Richard James Leighfield – Master Builder

This is another magnificent pink granite memorial full of funerary iconography.  The fluted pillars or columns at the top symbolise the door to heaven and the passageway to eternity.  The letter L is displayed prominently passing through this entrance. The thorny acanthus leaves symbolise the prickly path of earthly life to death and eventual eternal life.

This is the last resting place of the Leighfield family. Firstly, of Elizabeth, ‘the devoted wife of Richard James Leighfield of Witney Street, Swindon who died after a long and painful illness after which she sweetly fell asleep in Jesus on February 2, 1910 aged 49 years.’ Elizabeth was buried with the couple’s second son David who had died aged just 3 weeks old in 1892.

The inscription on this memorial is the first verse of a hymn called The Christian’s Good Night – lyrics by Sarah Doudney and music by Ira D. Sankey.

Sleep on beloved sleep and take thy rest,

Lay down thy head upon thy Saviour’s breast.

We love thee well but Jesus loves thee best.

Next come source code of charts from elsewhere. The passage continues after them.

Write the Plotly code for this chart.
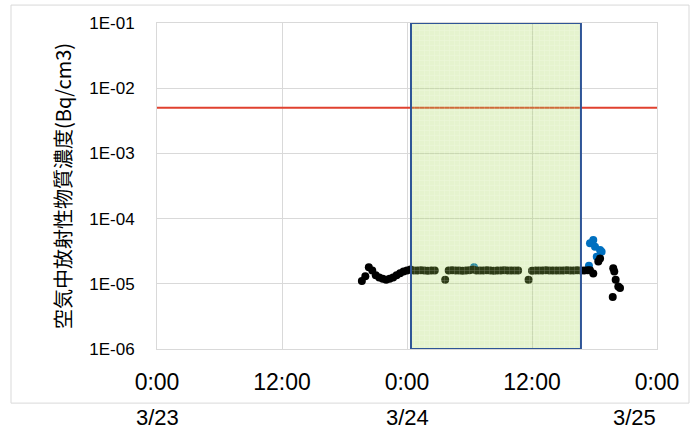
import pandas as pd
import plotly.graph_objects as go

# ---- data -------------------------------------------------------------
# main series, sampled every 20 minutes (None = no measurement)
main_start = "2011-03-23 19:40"
main_vals = [
    1.1e-5, 1.3e-5, 1.8e-5, 1.6e-5, 1.35e-5, 1.25e-5, 1.2e-5, 1.15e-5,   # 19:40-22:00
    1.2e-5, 1.25e-5, 1.35e-5, 1.45e-5, 1.55e-5, 1.6e-5, 1.65e-5, 1.6e-5,  # 22:20-00:40
    1.6e-5, 1.62e-5, 1.6e-5, 1.58e-5, 1.6e-5, 1.6e-5, None, None,         # 01:00-03:20
    1.15e-5, 1.6e-5, 1.62e-5, 1.6e-5, 1.6e-5, 1.58e-5, 1.6e-5, 1.62e-5,   # 03:40-06:00
    1.65e-5, 1.6e-5, 1.6e-5, 1.6e-5, 1.62e-5, 1.6e-5, 1.58e-5, 1.6e-5,    # 06:20-08:40
    1.6e-5, 1.62e-5, 1.6e-5, 1.6e-5, 1.6e-5, 1.6e-5, None, None,          # 09:00-11:20
    1.15e-5, 1.58e-5, 1.6e-5, 1.6e-5, 1.6e-5, 1.62e-5, 1.6e-5, 1.6e-5,    # 11:40-14:00
    1.6e-5, 1.6e-5, 1.6e-5, 1.62e-5, 1.6e-5, 1.6e-5, 1.62e-5, 1.6e-5,     # 14:20-16:40
]
main_times = pd.date_range(main_start, periods=len(main_vals), freq="20min")

# late readings of the same series
tail_times = pd.to_datetime([
    "2011-03-24 17:00", "2011-03-24 17:20", "2011-03-24 17:34", "2011-03-24 17:53",
    "2011-03-24 18:22", "2011-03-24 18:32", "2011-03-24 19:45", "2011-03-24 19:48",
    "2011-03-24 19:54", "2011-03-24 20:02", "2011-03-24 20:17", "2011-03-24 20:27",
])
tail_vals = [1.6e-5, 1.62e-5, 1.62e-5, 1.44e-5,
             2.2e-5, 2.45e-5, 6.3e-6, 1.73e-5,
             1.55e-5, 1.15e-5, 9.1e-6, 8.6e-6]

# second series (blue)
blue_times = pd.to_datetime([
    "2011-03-24 06:26", "2011-03-24 17:28", "2011-03-24 17:34", "2011-03-24 17:53",
    "2011-03-24 18:03", "2011-03-24 18:13", "2011-03-24 18:32", "2011-03-24 18:41",
])
blue_vals = [1.8e-5, 1.9e-5, 4.2e-5, 4.7e-5, 3.7e-5, 2.6e-5, 3.3e-5, 3.1e-5]

# reference level
limit_value = 5e-3

# highlighted time window
window_start = "2011-03-24 00:23"
window_end = "2011-03-24 16:42"

# axes
x_start, x_end = "2011-03-23 00:00", "2011-03-25 00:00"
x_tick_vals = pd.date_range(x_start, x_end, freq="12h")
x_tick_text = ["0:00", "12:00", "0:00", "12:00", "0:00"]
date_label_vals = pd.to_datetime(["2011-03-23", "2011-03-24", "2011-03-25"])
date_label_text = ["3/23", "3/24", "3/25"]
date_label_anchor = ["center", "center", "right"]
y_tick_vals = [1e-1, 1e-2, 1e-3, 1e-4, 1e-5, 1e-6]
y_tick_text = ["1E-01", "1E-02", "1E-03", "1E-04", "1E-05", "1E-06"]
y_title = "空気中放射性物質濃度(Bq/cm3)"

# ---- figure -----------------------------------------------------------
fig = go.Figure()

fig.add_trace(go.Scatter(
    x=blue_times, y=blue_vals, mode="markers",
    marker=dict(color="#0070C0", size=8), showlegend=False))

fig.add_trace(go.Scatter(
    x=main_times, y=main_vals, mode="markers",
    marker=dict(color="#000000", size=8), showlegend=False))

fig.add_trace(go.Scatter(
    x=tail_times, y=tail_vals, mode="markers",
    marker=dict(color="#000000", size=8), showlegend=False))

fig.add_trace(go.Scatter(
    x=[x_start, x_end], y=[limit_value, limit_value], mode="lines",
    line=dict(color="#E0412F", width=2), showlegend=False))

# translucent window with a fine grid texture
fig.add_trace(go.Scatter(
    x=[window_start, window_start, window_end, window_end, window_start],
    y=[1e-6, 1e-1, 1e-1, 1e-6, 1e-6],
    mode="lines", fill="toself",
    fillcolor="rgba(160,210,80,0.28)",
    fillpattern=dict(shape="+", size=5, solidity=0.15,
                     bgcolor="rgba(160,210,80,0.28)",
                     fgcolor="rgba(255,255,255,1)", fgopacity=0.35),
    line=dict(color="#2F5597", width=2), showlegend=False))

# outer chart frame
fig.add_shape(type="rect", xref="paper", yref="paper",
              x0=-0.292, x1=1.064, y0=-0.166, y1=1.055,
              line=dict(color="#D9D9D9", width=1), layer="below")

for xv, txt, anc in zip(date_label_vals, date_label_text, date_label_anchor):
    fig.add_annotation(x=xv, y=-0.209, xref="x", yref="paper",
                       text=txt, showarrow=False, yanchor="middle", xanchor=anc,
                       borderpad=0,
                       font=dict(family="Liberation Sans", size=22, color="#000000"))

fig.update_layout(
    width=691, height=433,
    margin=dict(l=157, r=34, t=23, b=84),
    paper_bgcolor="white", plot_bgcolor="white",
)

fig.update_xaxes(
    type="date", range=[x_start, x_end],
    tickvals=x_tick_vals, ticktext=x_tick_text,
    showgrid=True, gridcolor="#D9D9D9", gridwidth=1,
    showline=True, linecolor="#D9D9D9", mirror=True,
    ticks="", ticklabelstandoff=12, zeroline=False,
    tickfont=dict(family="Liberation Sans", size=23, color="#000000"),
)

fig.update_yaxes(
    type="log", range=[-6, -1],
    tickvals=y_tick_vals, ticktext=y_tick_text,
    showgrid=True, gridcolor="#D9D9D9", gridwidth=1,
    showline=True, linecolor="#D9D9D9", mirror=True,
    ticks="", ticklabelstandoff=18, zeroline=False,
    tickfont=dict(family="Liberation Sans", size=17, color="#000000"),
    title=dict(text=y_title, standoff=12,
               font=dict(family="Noto Sans CJK JP", size=20, color="#000000")),
)

fig.write_html("out.html")
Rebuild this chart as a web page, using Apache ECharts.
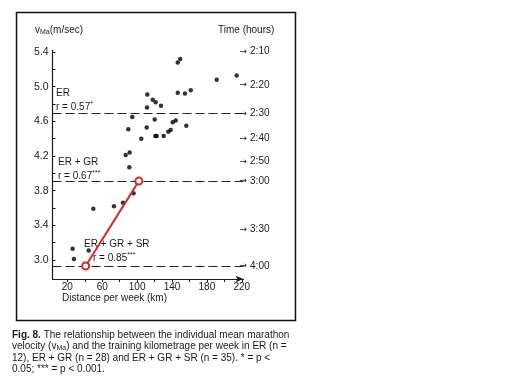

Good night, good night, good night.

Richard was born in Wootton Bassett in 1859 the son of postman James Leighfield and his wife Ann. At the age of 12 Richard was already working as a mason’s labourer, later becoming a bricklayer and by 1891 he was a Master Builder.

In 1887 he married Elizabeth Hunt and at the time of the 1891 census they were living at 83 Clifton Street with their two year old son James. 

Richard built houses on Clifton Street, Whitney Street* and Ponting Street. At the turn of the century, encouraged by the growth of New Swindon, he purchased a parcel of land on the east side of Whitney Street on which he built a house known as 1 Whitney Street. Behind the house he developed office accommodation, yard, stables and a workshop from which he conducted his business. On the rest of the land he built 6 cottages which he let, principally to members of his staff. Between 1901-1916 the family firm built 39 houses at St Mary’s Grove.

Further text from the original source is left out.